> **Task requirements**
Return the material word for word. Do not include the pictures.

***** Input material *****

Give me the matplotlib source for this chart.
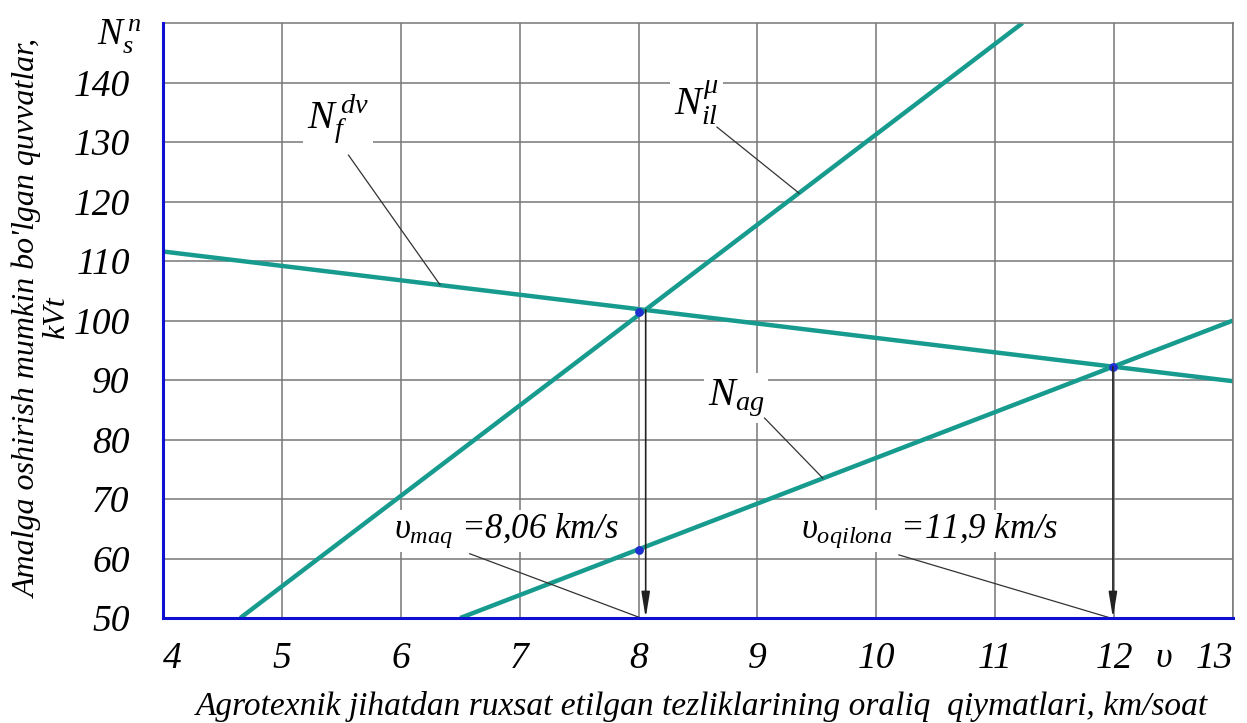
import matplotlib

matplotlib.use("Agg")
import matplotlib.pyplot as plt

# velocity axis (km/soat) and power axis (kVt)
x_ticks = [4, 5, 6, 7, 8, 9, 10, 11, 12, 13]
x_labels = ["4", "5", "6", "7", "8", "9", "10", "11", "12", "13"]
y_ticks = [50, 60, 70, 80, 90, 100, 110, 120, 130, 140]
y_labels = ["50", "60", "70", "80", "90", "100", "110", "120", "130", "140"]

# straight lines, given by their end points
nf_x = [4.0, 13.0]
nf_y = [111.6, 89.8]
nil_x = [4.65, 11.23]
nil_y = [50.0, 150.0]
nag_x = [6.5, 13.0]
nag_y = [50.0, 100.0]

# marked intersection points
dot_x = [8.0, 8.0, 11.99]
dot_y = [101.5, 61.5, 92.2]

v_maq = 8.06
v_maq_top = 101.8
v_oqilona = 11.99
v_oqilona_top = 92.2

TEAL = "#179b8e"
GRID = "#777777"
BLUE = "#1010d0"

plt.rcParams["font.family"] = ["Liberation Serif", "DejaVu Serif"]
plt.rcParams["font.style"] = "italic"
plt.rcParams["mathtext.fontset"] = "custom"
plt.rcParams["mathtext.rm"] = "Liberation Serif:italic"
plt.rcParams["mathtext.it"] = "Liberation Serif:italic"

fig = plt.figure(figsize=(12.47, 7.23), dpi=100)
ax = fig.add_axes([163 / 1247, 1 - 618 / 723, 1070 / 1247, 595 / 723])

ax.set_xlim(4, 13)
ax.set_ylim(50, 150)
ax.set_xticks(x_ticks)
ax.set_xticklabels(x_labels, fontsize=27)
ax.set_yticks(y_ticks)
ax.set_yticklabels(y_labels, fontsize=27)
ax.tick_params(axis="x", length=0, pad=17)
ax.tick_params(axis="y", length=0, pad=24)
xl = ax.get_xticklabels()
xl[0].set_horizontalalignment("left")
xl[-1].set_horizontalalignment("right")

ax.grid(True, color=GRID, linewidth=1.1)
ax.set_axisbelow(True)
for s in ["top", "right"]:
    ax.spines[s].set_color(GRID)
    ax.spines[s].set_linewidth(1.1)
for s in ["left", "bottom"]:
    ax.spines[s].set_color(BLUE)
    ax.spines[s].set_linewidth(2.2)
    ax.spines[s].set_zorder(5)

ax.plot(nf_x, nf_y, color=TEAL, linewidth=3.2, solid_capstyle="butt", zorder=2)
ax.plot(nil_x, nil_y, color=TEAL, linewidth=3.2, solid_capstyle="butt", zorder=2)
ax.plot(nag_x, nag_y, color=TEAL, linewidth=3.2, solid_capstyle="butt", zorder=2)
ax.scatter(dot_x, dot_y, s=28, color="#2030d0", zorder=4)

# vertical arrows down to the speed axis
arrow = dict(arrowstyle="-|>,head_length=1.1,head_width=0.18", color="#222222",
             linewidth=1.2, mutation_scale=14, shrinkA=0, shrinkB=0)
ax.annotate("", xy=(v_maq, 50), xytext=(v_maq, v_maq_top), arrowprops=arrow, zorder=4)
ax.annotate("", xy=(v_oqilona, 50), xytext=(v_oqilona, v_oqilona_top), arrowprops=arrow, zorder=4)

box = dict(facecolor="white", edgecolor="none", pad=3)
lead = dict(color="#333333", linewidth=0.9, zorder=3)

# curve labels with leader lines
ax.text(5.47, 134.0, r"$N_f^{\,dv}$", fontsize=29, ha="center", va="center", bbox=box, zorder=3)
ax.plot([5.56, 6.33], [127.8, 106.0], **lead)

ax.text(8.49, 136.5, r"$N_{il}^{\mu}$", fontsize=29, ha="center", va="center", bbox=box, zorder=3)
ax.plot([8.66, 9.35], [132.5, 121.4], **lead)

ax.text(8.82, 87.0, r"$N_{ag}$", fontsize=29, ha="center", va="center", bbox=box, zorder=3)
ax.plot([9.06, 9.55], [83.6, 73.5], **lead)

ax.text(6.89, 64.6, r"$\upsilon_{maq}$ =8,06 km/s", fontsize=25, ha="center", va="center",
        bbox=dict(facecolor="white", edgecolor="none", pad=1), zorder=3)
ax.plot([6.58, 8.02], [60.8, 50.0], **lead)

ax.text(10.45, 64.6, r"$\upsilon_{oqilona}$ =11,9 km/s", fontsize=25, ha="center", va="center",
        bbox=dict(facecolor="white", edgecolor="none", pad=1), zorder=3)
ax.plot([10.19, 11.97], [60.6, 50.0], **lead)

# axis symbols
ax.text(3.82, 147.6, r"$N_s^{\,n}$", fontsize=27, ha="right", va="center", clip_on=False)
ax.annotate(r"$\upsilon$", xy=(12.42, 50), xytext=(0, -29), textcoords="offset points",
            fontsize=26, ha="center", va="center", annotation_clip=False)

fig.text(702 / 1247, 1 - 707 / 723,
         "Agrotexnik jihatdan ruxsat etilgan tezliklarining oraliq  qiymatlari, km/soat",
         fontsize=24, ha="center", va="center")
fig.text(42 / 1247, 1 - 318 / 723, "Amalga oshirish mumkin bo'lgan quvvatlar,\nkVt",
         fontsize=23, rotation=90, ha="center", va="center", multialignment="center",
         linespacing=0.95)

fig.savefig("out.png", dpi=100)
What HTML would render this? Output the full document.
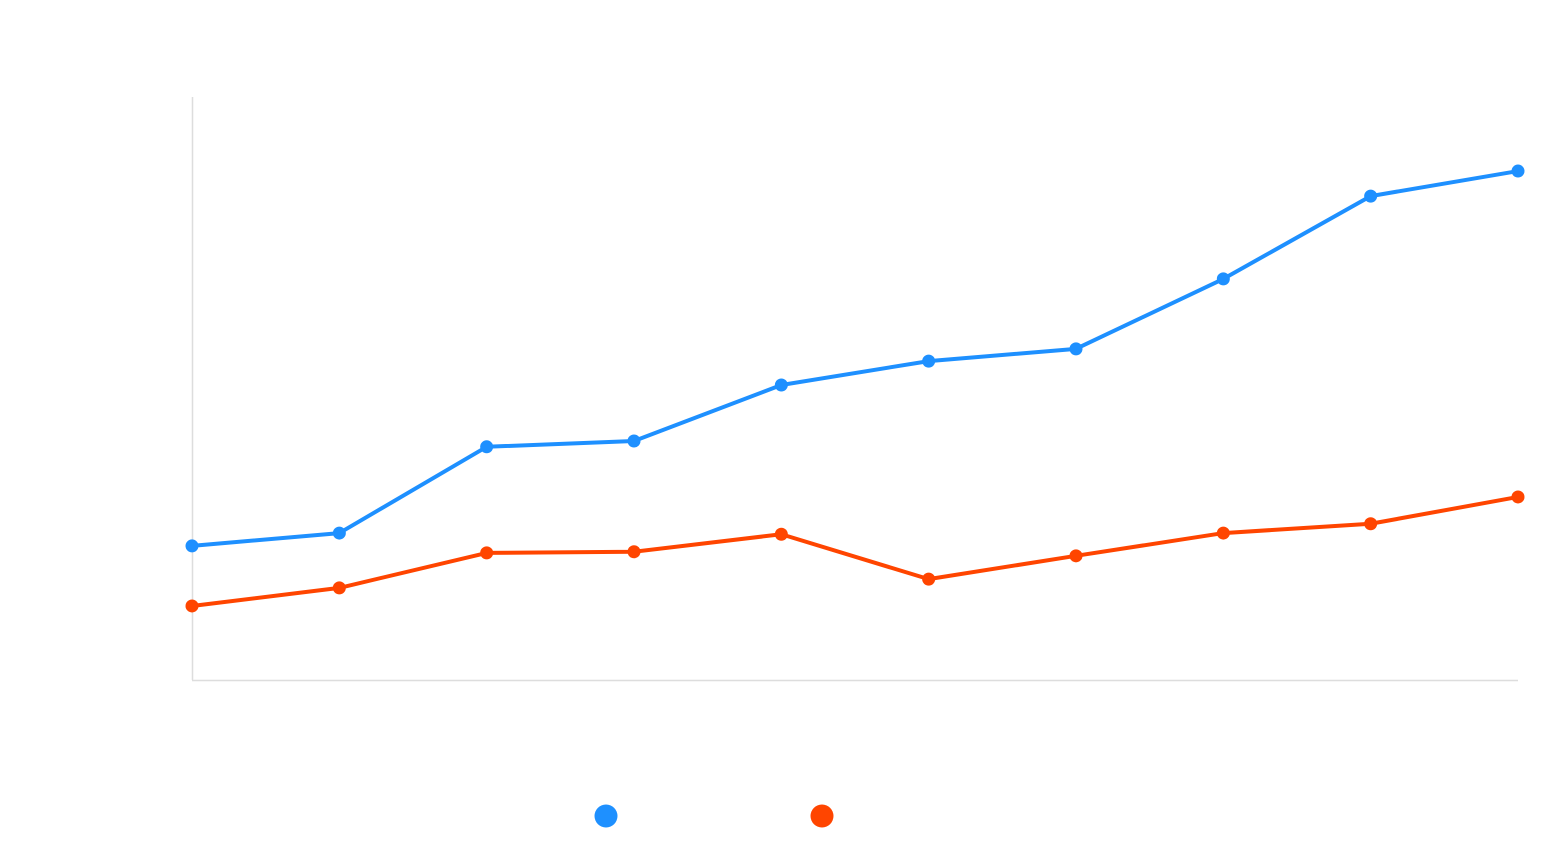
<!DOCTYPE html>
<html><head><meta charset="utf-8"><style>
html,body{margin:0;padding:0;background:#fff;}
svg{display:block;font-family:"Liberation Sans",sans-serif;}
</style></head><body>
<svg id="chart" width="1564" height="850">
<line x1="192.5" y1="97" x2="192.5" y2="680" stroke="#ddd" stroke-width="1.5"/>
<line x1="192" y1="680.5" x2="1518" y2="680.5" stroke="#ddd" stroke-width="1.5"/>
<g id="plot"></g>
<circle cx="606" cy="816" r="11.5" fill="#1e90ff"/>
<circle cx="822" cy="816" r="11.5" fill="#ff4500"/>
</svg>
<script>
const categories = [1,2,3,4,5,6,7,8,9,10];
const blueValues = [23.0,25.2,40.0,41.0,50.6,54.7,56.8,68.8,83.0,87.3];
const orangeValues = [12.7,15.8,21.8,22.0,25.0,17.3,21.3,25.2,26.8,31.4];
const yMin = 0, yMax = 100;
const X0=192, X1=1518, Y0=680, Y1=97;
function xScale(i){return X0+(X1-X0)*i/(categories.length-1);}
function yScale(v){return Y0-(Y0-Y1)*(v-yMin)/(yMax-yMin);}
const NS="http://www.w3.org/2000/svg";
const plot=document.getElementById('plot');
function drawSeries(vals,color,name){
  const pts=vals.map((v,i)=>xScale(i)+','+yScale(v)).join(' ');
  const pl=document.createElementNS(NS,'polyline');
  pl.setAttribute('points',pts);
  pl.setAttribute('fill','none');
  pl.setAttribute('stroke',color);
  pl.setAttribute('stroke-width','4');
  pl.setAttribute('stroke-linejoin','round');
  
  
  plot.appendChild(pl);
  vals.forEach((v,i)=>{
    const c=document.createElementNS(NS,'circle');
    c.setAttribute('cx',xScale(i));
    c.setAttribute('cy',yScale(v));
    c.setAttribute('r','6.5');
    c.setAttribute('fill',color);
    
    
    plot.appendChild(c);
  });
}
drawSeries(blueValues,'#1e90ff','series-1');
drawSeries(orangeValues,'#ff4500','series-2');
</script>
</body></html>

*****

> **Written reply**
Give me the matplotlib source for this chart.
import matplotlib

matplotlib.use("Agg")
import matplotlib.pyplot as plt

# velocity axis (km/soat) and power axis (kVt)
x_ticks = [4, 5, 6, 7, 8, 9, 10, 11, 12, 13]
x_labels = ["4", "5", "6", "7", "8", "9", "10", "11", "12", "13"]
y_ticks = [50, 60, 70, 80, 90, 100, 110, 120, 130, 140]
y_labels = ["50", "60", "70", "80", "90", "100", "110", "120", "130", "140"]

# straight lines, given by their end points
nf_x = [4.0, 13.0]
nf_y = [111.6, 89.8]
nil_x = [4.65, 11.23]
nil_y = [50.0, 150.0]
nag_x = [6.5, 13.0]
nag_y = [50.0, 100.0]

# marked intersection points
dot_x = [8.0, 8.0, 11.99]
dot_y = [101.5, 61.5, 92.2]

v_maq = 8.06
v_maq_top = 101.8
v_oqilona = 11.99
v_oqilona_top = 92.2

TEAL = "#179b8e"
GRID = "#777777"
BLUE = "#1010d0"

plt.rcParams["font.family"] = ["Liberation Serif", "DejaVu Serif"]
plt.rcParams["font.style"] = "italic"
plt.rcParams["mathtext.fontset"] = "custom"
plt.rcParams["mathtext.rm"] = "Liberation Serif:italic"
plt.rcParams["mathtext.it"] = "Liberation Serif:italic"

fig = plt.figure(figsize=(12.47, 7.23), dpi=100)
ax = fig.add_axes([163 / 1247, 1 - 618 / 723, 1070 / 1247, 595 / 723])

ax.set_xlim(4, 13)
ax.set_ylim(50, 150)
ax.set_xticks(x_ticks)
ax.set_xticklabels(x_labels, fontsize=27)
ax.set_yticks(y_ticks)
ax.set_yticklabels(y_labels, fontsize=27)
ax.tick_params(axis="x", length=0, pad=17)
ax.tick_params(axis="y", length=0, pad=24)
xl = ax.get_xticklabels()
xl[0].set_horizontalalignment("left")
xl[-1].set_horizontalalignment("right")

ax.grid(True, color=GRID, linewidth=1.1)
ax.set_axisbelow(True)
for s in ["top", "right"]:
    ax.spines[s].set_color(GRID)
    ax.spines[s].set_linewidth(1.1)
for s in ["left", "bottom"]:
    ax.spines[s].set_color(BLUE)
    ax.spines[s].set_linewidth(2.2)
    ax.spines[s].set_zorder(5)

ax.plot(nf_x, nf_y, color=TEAL, linewidth=3.2, solid_capstyle="butt", zorder=2)
ax.plot(nil_x, nil_y, color=TEAL, linewidth=3.2, solid_capstyle="butt", zorder=2)
ax.plot(nag_x, nag_y, color=TEAL, linewidth=3.2, solid_capstyle="butt", zorder=2)
ax.scatter(dot_x, dot_y, s=28, color="#2030d0", zorder=4)

# vertical arrows down to the speed axis
arrow = dict(arrowstyle="-|>,head_length=1.1,head_width=0.18", color="#222222",
             linewidth=1.2, mutation_scale=14, shrinkA=0, shrinkB=0)
ax.annotate("", xy=(v_maq, 50), xytext=(v_maq, v_maq_top), arrowprops=arrow, zorder=4)
ax.annotate("", xy=(v_oqilona, 50), xytext=(v_oqilona, v_oqilona_top), arrowprops=arrow, zorder=4)

box = dict(facecolor="white", edgecolor="none", pad=3)
lead = dict(color="#333333", linewidth=0.9, zorder=3)

# curve labels with leader lines
ax.text(5.47, 134.0, r"$N_f^{\,dv}$", fontsize=29, ha="center", va="center", bbox=box, zorder=3)
ax.plot([5.56, 6.33], [127.8, 106.0], **lead)

ax.text(8.49, 136.5, r"$N_{il}^{\mu}$", fontsize=29, ha="center", va="center", bbox=box, zorder=3)
ax.plot([8.66, 9.35], [132.5, 121.4], **lead)

ax.text(8.82, 87.0, r"$N_{ag}$", fontsize=29, ha="center", va="center", bbox=box, zorder=3)
ax.plot([9.06, 9.55], [83.6, 73.5], **lead)

ax.text(6.89, 64.6, r"$\upsilon_{maq}$ =8,06 km/s", fontsize=25, ha="center", va="center",
        bbox=dict(facecolor="white", edgecolor="none", pad=1), zorder=3)
ax.plot([6.58, 8.02], [60.8, 50.0], **lead)

ax.text(10.45, 64.6, r"$\upsilon_{oqilona}$ =11,9 km/s", fontsize=25, ha="center", va="center",
        bbox=dict(facecolor="white", edgecolor="none", pad=1), zorder=3)
ax.plot([10.19, 11.97], [60.6, 50.0], **lead)

# axis symbols
ax.text(3.82, 147.6, r"$N_s^{\,n}$", fontsize=27, ha="right", va="center", clip_on=False)
ax.annotate(r"$\upsilon$", xy=(12.42, 50), xytext=(0, -29), textcoords="offset points",
            fontsize=26, ha="center", va="center", annotation_clip=False)

fig.text(702 / 1247, 1 - 707 / 723,
         "Agrotexnik jihatdan ruxsat etilgan tezliklarining oraliq  qiymatlari, km/soat",
         fontsize=24, ha="center", va="center")
fig.text(42 / 1247, 1 - 318 / 723, "Amalga oshirish mumkin bo'lgan quvvatlar,\nkVt",
         fontsize=23, rotation=90, ha="center", va="center", multialignment="center",
         linespacing=0.95)

fig.savefig("out.png", dpi=100)
What HTML would render this? Output the full document.
<!DOCTYPE html>
<html><head><meta charset="utf-8"><style>
html,body{margin:0;padding:0;background:#fff;}
svg{display:block;font-family:"Liberation Sans",sans-serif;}
</style></head><body>
<svg id="chart" width="1564" height="850">
<line x1="192.5" y1="97" x2="192.5" y2="680" stroke="#ddd" stroke-width="1.5"/>
<line x1="192" y1="680.5" x2="1518" y2="680.5" stroke="#ddd" stroke-width="1.5"/>
<g id="plot"></g>
<circle cx="606" cy="816" r="11.5" fill="#1e90ff"/>
<circle cx="822" cy="816" r="11.5" fill="#ff4500"/>
</svg>
<script>
const categories = [1,2,3,4,5,6,7,8,9,10];
const blueValues = [23.0,25.2,40.0,41.0,50.6,54.7,56.8,68.8,83.0,87.3];
const orangeValues = [12.7,15.8,21.8,22.0,25.0,17.3,21.3,25.2,26.8,31.4];
const yMin = 0, yMax = 100;
const X0=192, X1=1518, Y0=680, Y1=97;
function xScale(i){return X0+(X1-X0)*i/(categories.length-1);}
function yScale(v){return Y0-(Y0-Y1)*(v-yMin)/(yMax-yMin);}
const NS="http://www.w3.org/2000/svg";
const plot=document.getElementById('plot');
function drawSeries(vals,color,name){
  const pts=vals.map((v,i)=>xScale(i)+','+yScale(v)).join(' ');
  const pl=document.createElementNS(NS,'polyline');
  pl.setAttribute('points',pts);
  pl.setAttribute('fill','none');
  pl.setAttribute('stroke',color);
  pl.setAttribute('stroke-width','4');
  pl.setAttribute('stroke-linejoin','round');
  
  
  plot.appendChild(pl);
  vals.forEach((v,i)=>{
    const c=document.createElementNS(NS,'circle');
    c.setAttribute('cx',xScale(i));
    c.setAttribute('cy',yScale(v));
    c.setAttribute('r','6.5');
    c.setAttribute('fill',color);
    
    
    plot.appendChild(c);
  });
}
drawSeries(blueValues,'#1e90ff','series-1');
drawSeries(orangeValues,'#ff4500','series-2');
</script>
</body></html>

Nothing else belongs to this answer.